## Work to be completed
Your task is to give the listing below back word for word, pictures excluded.
## begin
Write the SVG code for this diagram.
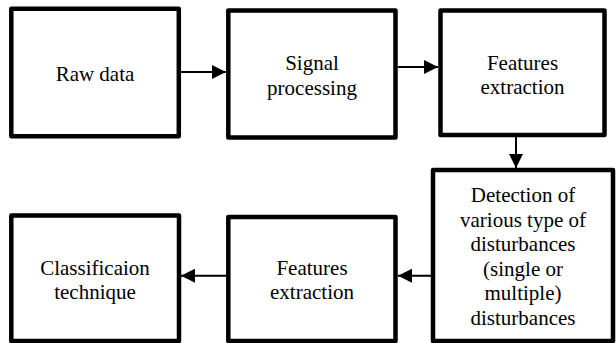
<svg xmlns="http://www.w3.org/2000/svg" width="616" height="343" viewBox="0 0 616 343">
  <style>
    .box { fill: #ffffff; stroke: #000000; stroke-width: 4.5; stroke-linejoin: round; }
    .lbl { font-family: "Liberation Serif", "Times New Roman", serif; font-size: 21px; fill: #000000; text-anchor: middle; }
    .conn { stroke: #000000; stroke-width: 2; fill: none; }
  </style>
  <defs>
    <marker id="arrow" viewBox="0 0 14 14" refX="14" refY="7" markerWidth="14" markerHeight="14" markerUnits="userSpaceOnUse" orient="auto">
      <path d="M0,0 L14,7 L0,14 Z" fill="#000000"/>
    </marker>
  </defs>
  <rect width="616" height="343" fill="#ffffff"/>

  <g id="raw-data">
    <rect class="box" x="11.3" y="8.8" width="167.5" height="127.4"/>
    <text class="lbl" x="95" y="81">Raw data</text>
  </g>
  <g id="signal-processing">
    <rect class="box" x="228.3" y="10.5" width="167.2" height="127"/>
    <text class="lbl" x="312" y="70">Signal</text>
    <text class="lbl" x="312" y="94.5">processing</text>
  </g>
  <g id="features-extraction-1">
    <rect class="box" x="440.5" y="10.5" width="164" height="124.5"/>
    <text class="lbl" x="522.5" y="69.5">Features</text>
    <text class="lbl" x="522.5" y="94">extraction</text>
  </g>
  <g id="detection">
    <rect class="box" x="433" y="170" width="180" height="171"/>
    <text class="lbl" x="523" y="202">Detection of</text>
    <text class="lbl" x="523" y="226.6">various type of</text>
    <text class="lbl" x="523" y="251.2">disturbances</text>
    <text class="lbl" x="523" y="275.8">(single or</text>
    <text class="lbl" x="523" y="300.4">multiple)</text>
    <text class="lbl" x="523" y="325">disturbances</text>
  </g>
  <g id="features-extraction-2">
    <rect class="box" x="228.3" y="217" width="167.2" height="124"/>
    <text class="lbl" x="312" y="275">Features</text>
    <text class="lbl" x="312" y="299.3">extraction</text>
  </g>
  <g id="classification">
    <rect class="box" x="11.3" y="215.5" width="167.7" height="125.5"/>
    <text class="lbl" x="95" y="275">Classificaion</text>
    <text class="lbl" x="95" y="299.3">technique</text>
  </g>

  <g id="connectors">
    <line class="conn" x1="181" y1="72" x2="226" y2="72" marker-end="url(#arrow)"/>
    <line class="conn" x1="398" y1="67" x2="438" y2="67" marker-end="url(#arrow)"/>
    <line class="conn" x1="516" y1="137" x2="516" y2="168" marker-end="url(#arrow)"/>
    <line class="conn" x1="431" y1="275.7" x2="398" y2="275.7" marker-end="url(#arrow)"/>
    <line class="conn" x1="226" y1="275.7" x2="181" y2="275.7" marker-end="url(#arrow)"/>
  </g>
</svg>
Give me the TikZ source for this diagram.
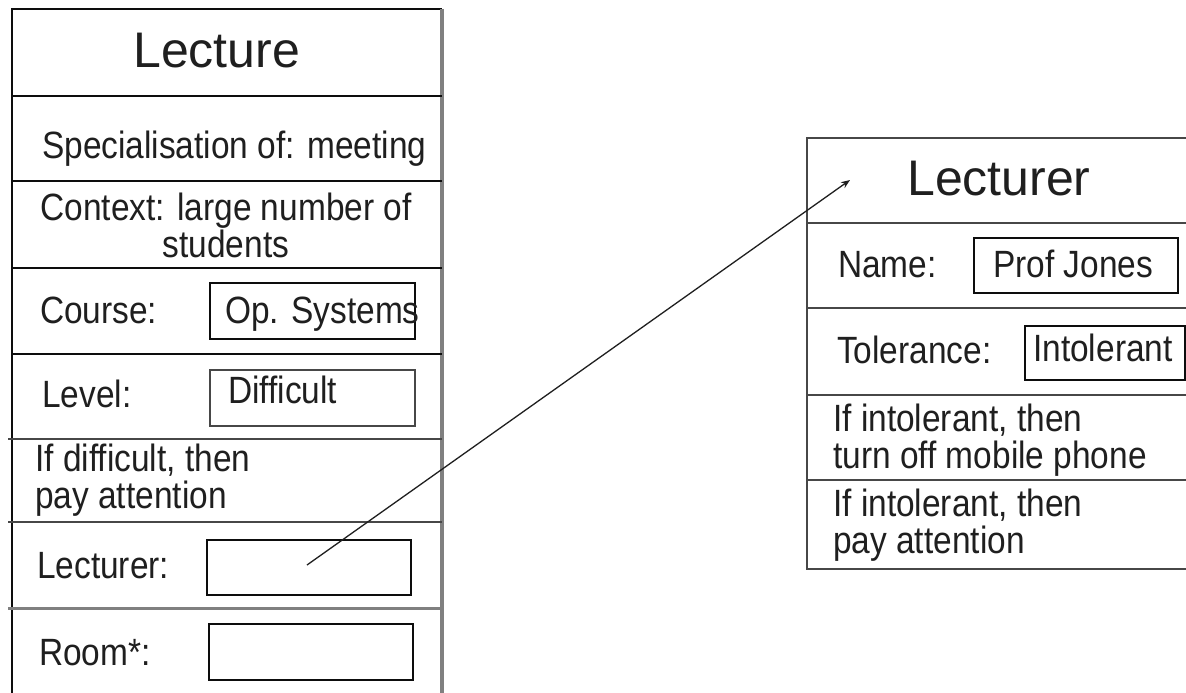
\documentclass[tikz,border=0pt]{standalone}
\usepackage{fontspec}
\newfontfamily\titlefont{Liberation Sans}
\newfontfamily\bodyfont{Liberation Sans}[FakeStretch=0.88]
\usetikzlibrary{arrows.meta}
\definecolor{ink}{gray}{0.12}
\definecolor{frameblack}{gray}{0.05}
\definecolor{framegrey}{gray}{0.5}
\definecolor{linedark}{gray}{0.28}
\begin{document}
\begin{tikzpicture}[x=1pt,y=-1pt,
  title/.style={inner sep=0pt,anchor=base west,text=ink,font=\titlefont\fontsize{50}{50}\selectfont},
  txt/.style={inner sep=0pt,anchor=base west,text=ink,font=\bodyfont\fontsize{38}{37}\selectfont},
  sep/.style={line width=2.6pt,draw=frameblack},
  sepgrey/.style={line width=2.8pt,draw=linedark},
  valbox/.style={draw=frameblack,line width=2.2pt,rectangle,inner sep=0pt,anchor=north west},
  link/.style={draw=ink,line width=1.3pt,-{Stealth[length=9pt,width=7pt]}}
]
\useasboundingbox[fill=white] (0,0) rectangle (1186,693);

% ---------- Left frame: Lecture ----------
\coordinate (LTL) at (12,9);
\coordinate (LTR) at (442,9);
\coordinate (LBL) at (12,693);
\coordinate (LBR) at (442,693);
\draw[sep] (LBL) -- (LTL) -- (LTR);
\draw[line width=3.6pt,draw=framegrey] (LTR) -- (LBR);
\foreach \yy in {96,181,268,354}{\draw[sep] (12,\yy) -- (442,\yy);}
\draw[sepgrey] (8,439) -- (442,439);
\draw[sepgrey] (8,522) -- (442,522);
\draw[line width=3pt,draw=framegrey] (8,608) -- (442,608);

\node[title] (lecture) at (133,68) {Lecture};
\node[txt] (spec) at (42,158) {Specialisation of: meeting};
\node[txt,anchor=base,align=center] (context) at (226,257) {Context: large number of\\students};
\node[txt] (course) at (40,323) {Course:};
\node[valbox,minimum width=205pt,minimum height=56pt] (coursebox) at (209,282) {};
\node[txt] (coursev) at (225,323) {Op. Systems};
\node[txt] (level) at (42,407) {Level:};
\node[valbox,draw=linedark,minimum width=205pt,minimum height=56pt] (levelbox) at (209,369) {};
\node[txt] (levelv) at (228,403) {Difficult};
\node[txt,align=left] (rule1) at (35,508) {If difficult, then\\pay attention};
\node[txt] (lecturer) at (37,578) {Lecturer:};
\node[valbox,minimum width=204pt,minimum height=55pt] (lecturerbox) at (206,539) {};
\node[txt] (room) at (39,665) {Room*:};
\node[valbox,minimum width=204pt,minimum height=56pt] (roombox) at (208,623) {};

% ---------- Right frame: Lecturer ----------
\coordinate (RTL) at (807,138);
\coordinate (RTR) at (1186,138);
\coordinate (RBL) at (807,569);
\coordinate (RBR) at (1186,569);
\draw[sepgrey] (RBR) -- (RBL) -- (RTL) -- (RTR);
\foreach \yy in {223,308,395,480}{\draw[sepgrey] (807,\yy) -- (1186,\yy);}

\node[title] (lecturertitle) at (907,195) {Lecturer};
\node[txt] (name) at (838,277) {Name:};
\node[valbox,minimum width=204pt,minimum height=55pt] (namebox) at (973,237) {};
\node[txt] (namev) at (993,277) {Prof Jones};
\node[txt] (tol) at (837,363) {Tolerance:};
\node[valbox,minimum width=160pt,minimum height=54pt] (tolbox) at (1024,325) {};
\node[txt] (tolv) at (1033,361) {Intolerant};
\node[txt,align=left] (rule2) at (833,468) {If intolerant, then\\turn off mobile phone};
\node[txt,align=left] (rule3) at (833,553) {If intolerant, then\\pay attention};

% ---------- Link ----------
\coordinate (linkstart) at (307,565);
\coordinate (linkend) at (850,180);
\draw[link] (linkstart) -- (linkend);
\end{tikzpicture}
\end{document}
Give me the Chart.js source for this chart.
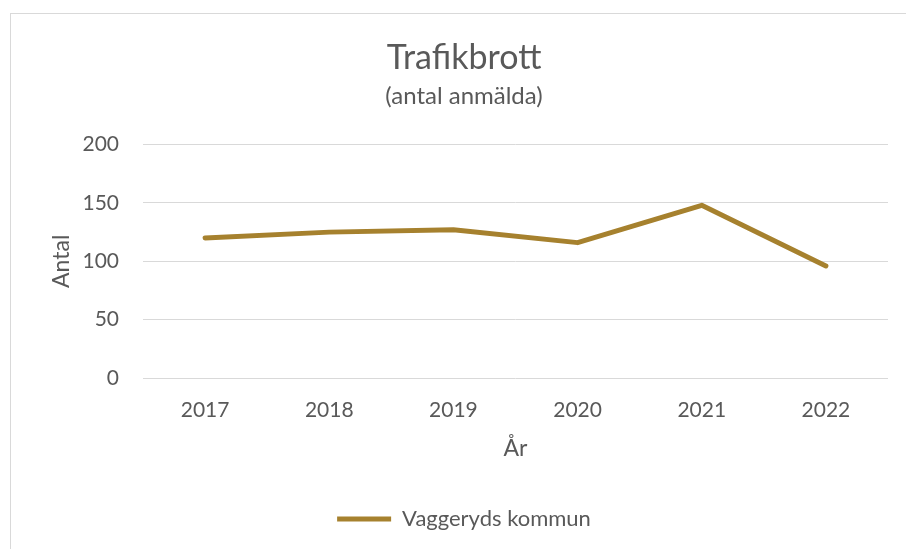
## end
## Worked solution
Write the SVG code for this diagram.
<svg xmlns="http://www.w3.org/2000/svg" width="616" height="343" viewBox="0 0 616 343">
  <style>
    .box { fill: #ffffff; stroke: #000000; stroke-width: 4.5; stroke-linejoin: round; }
    .lbl { font-family: "Liberation Serif", "Times New Roman", serif; font-size: 21px; fill: #000000; text-anchor: middle; }
    .conn { stroke: #000000; stroke-width: 2; fill: none; }
  </style>
  <defs>
    <marker id="arrow" viewBox="0 0 14 14" refX="14" refY="7" markerWidth="14" markerHeight="14" markerUnits="userSpaceOnUse" orient="auto">
      <path d="M0,0 L14,7 L0,14 Z" fill="#000000"/>
    </marker>
  </defs>
  <rect width="616" height="343" fill="#ffffff"/>

  <g id="raw-data">
    <rect class="box" x="11.3" y="8.8" width="167.5" height="127.4"/>
    <text class="lbl" x="95" y="81">Raw data</text>
  </g>
  <g id="signal-processing">
    <rect class="box" x="228.3" y="10.5" width="167.2" height="127"/>
    <text class="lbl" x="312" y="70">Signal</text>
    <text class="lbl" x="312" y="94.5">processing</text>
  </g>
  <g id="features-extraction-1">
    <rect class="box" x="440.5" y="10.5" width="164" height="124.5"/>
    <text class="lbl" x="522.5" y="69.5">Features</text>
    <text class="lbl" x="522.5" y="94">extraction</text>
  </g>
  <g id="detection">
    <rect class="box" x="433" y="170" width="180" height="171"/>
    <text class="lbl" x="523" y="202">Detection of</text>
    <text class="lbl" x="523" y="226.6">various type of</text>
    <text class="lbl" x="523" y="251.2">disturbances</text>
    <text class="lbl" x="523" y="275.8">(single or</text>
    <text class="lbl" x="523" y="300.4">multiple)</text>
    <text class="lbl" x="523" y="325">disturbances</text>
  </g>
  <g id="features-extraction-2">
    <rect class="box" x="228.3" y="217" width="167.2" height="124"/>
    <text class="lbl" x="312" y="275">Features</text>
    <text class="lbl" x="312" y="299.3">extraction</text>
  </g>
  <g id="classification">
    <rect class="box" x="11.3" y="215.5" width="167.7" height="125.5"/>
    <text class="lbl" x="95" y="275">Classificaion</text>
    <text class="lbl" x="95" y="299.3">technique</text>
  </g>

  <g id="connectors">
    <line class="conn" x1="181" y1="72" x2="226" y2="72" marker-end="url(#arrow)"/>
    <line class="conn" x1="398" y1="67" x2="438" y2="67" marker-end="url(#arrow)"/>
    <line class="conn" x1="516" y1="137" x2="516" y2="168" marker-end="url(#arrow)"/>
    <line class="conn" x1="431" y1="275.7" x2="398" y2="275.7" marker-end="url(#arrow)"/>
    <line class="conn" x1="226" y1="275.7" x2="181" y2="275.7" marker-end="url(#arrow)"/>
  </g>
</svg>
Give me the TikZ source for this diagram.
\documentclass[tikz,border=0pt]{standalone}
\usepackage{fontspec}
\newfontfamily\titlefont{Liberation Sans}
\newfontfamily\bodyfont{Liberation Sans}[FakeStretch=0.88]
\usetikzlibrary{arrows.meta}
\definecolor{ink}{gray}{0.12}
\definecolor{frameblack}{gray}{0.05}
\definecolor{framegrey}{gray}{0.5}
\definecolor{linedark}{gray}{0.28}
\begin{document}
\begin{tikzpicture}[x=1pt,y=-1pt,
  title/.style={inner sep=0pt,anchor=base west,text=ink,font=\titlefont\fontsize{50}{50}\selectfont},
  txt/.style={inner sep=0pt,anchor=base west,text=ink,font=\bodyfont\fontsize{38}{37}\selectfont},
  sep/.style={line width=2.6pt,draw=frameblack},
  sepgrey/.style={line width=2.8pt,draw=linedark},
  valbox/.style={draw=frameblack,line width=2.2pt,rectangle,inner sep=0pt,anchor=north west},
  link/.style={draw=ink,line width=1.3pt,-{Stealth[length=9pt,width=7pt]}}
]
\useasboundingbox[fill=white] (0,0) rectangle (1186,693);

% ---------- Left frame: Lecture ----------
\coordinate (LTL) at (12,9);
\coordinate (LTR) at (442,9);
\coordinate (LBL) at (12,693);
\coordinate (LBR) at (442,693);
\draw[sep] (LBL) -- (LTL) -- (LTR);
\draw[line width=3.6pt,draw=framegrey] (LTR) -- (LBR);
\foreach \yy in {96,181,268,354}{\draw[sep] (12,\yy) -- (442,\yy);}
\draw[sepgrey] (8,439) -- (442,439);
\draw[sepgrey] (8,522) -- (442,522);
\draw[line width=3pt,draw=framegrey] (8,608) -- (442,608);

\node[title] (lecture) at (133,68) {Lecture};
\node[txt] (spec) at (42,158) {Specialisation of: meeting};
\node[txt,anchor=base,align=center] (context) at (226,257) {Context: large number of\\students};
\node[txt] (course) at (40,323) {Course:};
\node[valbox,minimum width=205pt,minimum height=56pt] (coursebox) at (209,282) {};
\node[txt] (coursev) at (225,323) {Op. Systems};
\node[txt] (level) at (42,407) {Level:};
\node[valbox,draw=linedark,minimum width=205pt,minimum height=56pt] (levelbox) at (209,369) {};
\node[txt] (levelv) at (228,403) {Difficult};
\node[txt,align=left] (rule1) at (35,508) {If difficult, then\\pay attention};
\node[txt] (lecturer) at (37,578) {Lecturer:};
\node[valbox,minimum width=204pt,minimum height=55pt] (lecturerbox) at (206,539) {};
\node[txt] (room) at (39,665) {Room*:};
\node[valbox,minimum width=204pt,minimum height=56pt] (roombox) at (208,623) {};

% ---------- Right frame: Lecturer ----------
\coordinate (RTL) at (807,138);
\coordinate (RTR) at (1186,138);
\coordinate (RBL) at (807,569);
\coordinate (RBR) at (1186,569);
\draw[sepgrey] (RBR) -- (RBL) -- (RTL) -- (RTR);
\foreach \yy in {223,308,395,480}{\draw[sepgrey] (807,\yy) -- (1186,\yy);}

\node[title] (lecturertitle) at (907,195) {Lecturer};
\node[txt] (name) at (838,277) {Name:};
\node[valbox,minimum width=204pt,minimum height=55pt] (namebox) at (973,237) {};
\node[txt] (namev) at (993,277) {Prof Jones};
\node[txt] (tol) at (837,363) {Tolerance:};
\node[valbox,minimum width=160pt,minimum height=54pt] (tolbox) at (1024,325) {};
\node[txt] (tolv) at (1033,361) {Intolerant};
\node[txt,align=left] (rule2) at (833,468) {If intolerant, then\\turn off mobile phone};
\node[txt,align=left] (rule3) at (833,553) {If intolerant, then\\pay attention};

% ---------- Link ----------
\coordinate (linkstart) at (307,565);
\coordinate (linkend) at (850,180);
\draw[link] (linkstart) -- (linkend);
\end{tikzpicture}
\end{document}
Give me the Chart.js source for this chart.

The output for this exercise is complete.